Защищаемая в этой книге точка зрения предполагает иной подход к проблеме. Утверждение, что восприятие является процессом непрерывного обследования окружения и сбора информации, которое может показаться радикальным в отношении зрения, применительно к осязанию представ­ляется самоочевидным. Последовательность «исследовательское движе­ние» — «восприятие информации» — «последующее исследование» наблю­дается всякий раз, когда человек ощупывает объект рукой. Гаптическое восприятие, очевидно, не происходит в одно мгновение и не является ре­зультатом переработки единичного сенсорного стимула. Мы, конечно, слиш­ком мало знаем о том, как оно осуществляется. У нас нет адекватных тер­минов ни для описания типов информации, доступных осязанию, ни для описания типов движений, которые наблюдатель должен выполнять для получения этой информации. Но это справедливо и для зрения, о котором мы знаем меньше, чем обычно принято думать. Мы в состоянии объяснить его работу только в искусственно ограниченных ситуациях и в терминах сверхупрощенных моделей.

Еще один важный аспект перцептивного цикла особенно очевиден в случае осязания. Исследующие движения дают информацию не только об осязаемом объекте, но также и о конечности, трогающей этот объект.

Гаптическая информация может специфицировать как форму осязаемо­го объекта, так и движения самих рук. Позднее <...> станет ясно, однако, что это в равной мере относится и к зрению. Любая перцептивная актив­ность дает информацию как о воспринимающем, так и о воспринимаемой среде, о Я и о мире.

Слушание

Слушание является протяженной во времени активностью. Звуко­вые волны существуют только во времени; обычно нет какого-то опре­деленного момента, когда человек начинает слышать. Начальный момент звукового давления можно зарегистрировать, но услышать его нельзя. К концу некоторой акустической последовательности — например, шаги или произнесенное слово — слушающий оказывается уже слушавшим на протяжении некоторого времени; в начале ее он еще совсем ничего не слышал.

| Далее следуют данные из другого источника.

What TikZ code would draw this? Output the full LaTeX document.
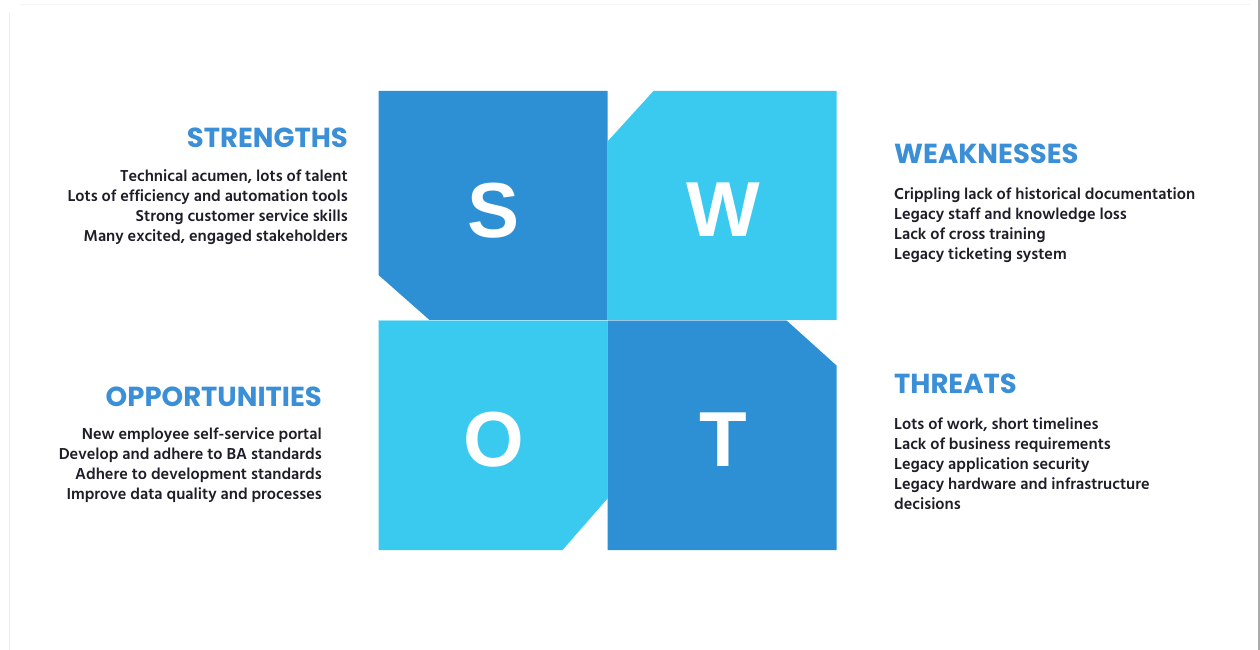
\documentclass[tikz,border=0pt]{standalone}
\usepackage{fontspec}
\setmainfont{Hind Siliguri}
\newfontfamily\letterfont{Liberation Sans}
\newfontfamily\headfont{Poppins}
\definecolor{darkq}{HTML}{2E90D4}
\definecolor{lightq}{HTML}{3AC9EF}
\definecolor{headc}{HTML}{3A8FD6}
\definecolor{bodyc}{HTML}{1E1E28}
\begin{document}
\begin{tikzpicture}[x=1pt,y=-1pt,
  heading/.style={inner sep=0pt,text=headc,font=\headfont\fontsize{27.5}{27.5}\selectfont\bfseries},
  bodyline/.style={inner sep=0pt,text=bodyc,font=\fontsize{16.25}{20}\selectfont\bfseries},
  bigletter/.style={inner sep=0pt,text=white,font=\letterfont\fontsize{78}{78}\selectfont\bfseries}]
\useasboundingbox (0,0) rectangle (1260,650);
\fill[white] (0,0) rectangle (1260,650);
\draw[line width=2pt,color=black!33] (1258.5,0) -- (1258.5,650);
\draw[line width=0.6pt,color=black!6] (9,12) -- (9,650);
\draw[line width=0.6pt,color=black!4] (20,4) -- (1250,4);
% quadrants
\fill[darkq] (378.5,91) -- (607.5,91) -- (607.5,320) -- (429.5,320) -- (378.5,275) -- cycle;
\fill[lightq] (653.5,91) -- (836.5,91) -- (836.5,320) -- (607.5,320) -- (607.5,141.5) -- cycle;
\fill[lightq] (378.5,320) -- (607.5,320) -- (607.5,498.5) -- (562.5,550) -- (378.5,550) -- cycle;
\fill[darkq] (607.5,320) -- (786,320) -- (836.5,365.5) -- (836.5,550) -- (607.5,550) -- cycle;
\draw[white,line width=0.6pt,opacity=0.5] (378.5,320) -- (836.5,320);
\node[bigletter,anchor=base] (S) at (494,237) {S};
\node[bigletter,anchor=base] (W) at (723,236) {W};
\node[bigletter,anchor=base] (O) at (494,466) {O};
\node[bigletter,anchor=base] (T) at (723,466) {T};
% strengths
\node[heading,anchor=base east] (sh) at (348,147) {STRENGTHS};
\node[bodyline,anchor=base east] (s1) at (348,181) {Technical acumen, lots of talent};
\node[bodyline,anchor=base east] (s2) at (348,201) {Lots of efficiency and automation tools};
\node[bodyline,anchor=base east] (s3) at (348,221) {Strong customer service skills};
\node[bodyline,anchor=base east] (s4) at (348,241) {Many excited, engaged stakeholders};
% opportunities
\node[heading,anchor=base east] (oh) at (322,406) {OPPORTUNITIES};
\node[bodyline,anchor=base east] (o1) at (322,439) {New employee self-service portal};
\node[bodyline,anchor=base east] (o2) at (322,459) {Develop and adhere to BA standards};
\node[bodyline,anchor=base east] (o3) at (322,479) {Adhere to development standards};
\node[bodyline,anchor=base east] (o4) at (322,499) {Improve data quality and processes};
% weaknesses
\node[heading,anchor=base west] (wh) at (894,163) {WEAKNESSES};
\node[bodyline,anchor=base west] (w1) at (894,199) {Crippling lack of historical documentation};
\node[bodyline,anchor=base west] (w2) at (894,219) {Legacy staff and knowledge loss};
\node[bodyline,anchor=base west] (w3) at (894,239) {Lack of cross training};
\node[bodyline,anchor=base west] (w4) at (894,259) {Legacy ticketing system};
% threats
\node[heading,anchor=base west] (th) at (894,393) {THREATS};
\node[bodyline,anchor=base west] (t1) at (894,429) {Lots of work, short timelines};
\node[bodyline,anchor=base west] (t2) at (894,449) {Lack of business requirements};
\node[bodyline,anchor=base west] (t3) at (894,469) {Legacy application security};
\node[bodyline,anchor=base west] (t4) at (894,489) {Legacy hardware and infrastructure};
\node[bodyline,anchor=base west] (t5) at (894,509) {decisions};
\end{tikzpicture}
\end{document}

Хотя слух не требует исследующих движений, подобных движениям глаз или руки, в сущности, это та же самая циклическая активность. (Даже в случае зрения, разумеется, движения глаз являются лишь обычным со­провождением функционирования схем, но не обязательными его компо­нентами1.) Слушающий постоянно формирует более или менее специфичес­кие состояния готовности (предвосхищения) в отношении того, что должно последовать, основываясь на уже воспринятой информации. Эти предвосхи­щения — которые также следует описывать в терминах временных струк­тур, а не изолированных моментов — управляют тем, что будет выделено в следующий момент, и в свою очередь модифицируются воспринятым. В отсутствие их индивид слышал бы только бессмысленное, хаотическое сме­шение звуков.

Все мы располагаем предвосхищающими схемами в отношении структурированных звуков родного языка; именно поэтому мы слышим их как отчетливые и отдельные слова, в то время как разговор иностран­цев часто кажется почти непрерывным потоком. Мы формируем такие предвосхищения в процессе слушания каждого отдельного предложения; поэтому нам значительно легче опознавать слова в контексте, чем по от­дельности2. Именно из-за этой особенности восприятия речи его так труд­но смоделировать. Даже сегодня ЭВМ типа HAL, как в кинофильме «2001», продолжают относиться к области научной фантастики; никому еще не удалось так запрограммировать машину, чтобы она понимала речь в сколь­ко-нибудь широком объеме.

Предвосхищения слушающего, равно как и смотрящего, не слиш­ком специфичны. Он не знает в точности, что он сейчас услышит; иначе зачем бы ему было и слушать? Было бы ошибкой полагать, что воспри­нимающие постоянно формулируют весьма специфические гипотезы относительно того, что произойдет в следующий момент, и отбрасывают их в пользу более подходящих, только когда обнаруживается их непригод­ность. Перцептивные гипотезы редко имеют определенный характер. В каждый конкретный момент то, что было воспринято, предсказывает про­странственный источник и общую природу того, что будет получено в следующий момент, но не определяет это точно. Восприятие является проверкой гипотез лишь в очень общем смысле. Возможно, что это и наиболее подходящий смысл. Плодотворные научные гипотезы также имеют общий характер, они скорее направляют исследование, чем пред­писывают в точности, что будет обнаружено. Точные гипотезы, постули­руемые некоторыми специалистами в области философии науки, всегда уязвимы для противоречащих им фактических данных и играют лишь незначительную роль в осуществлении действительно продуктивных ис­следований.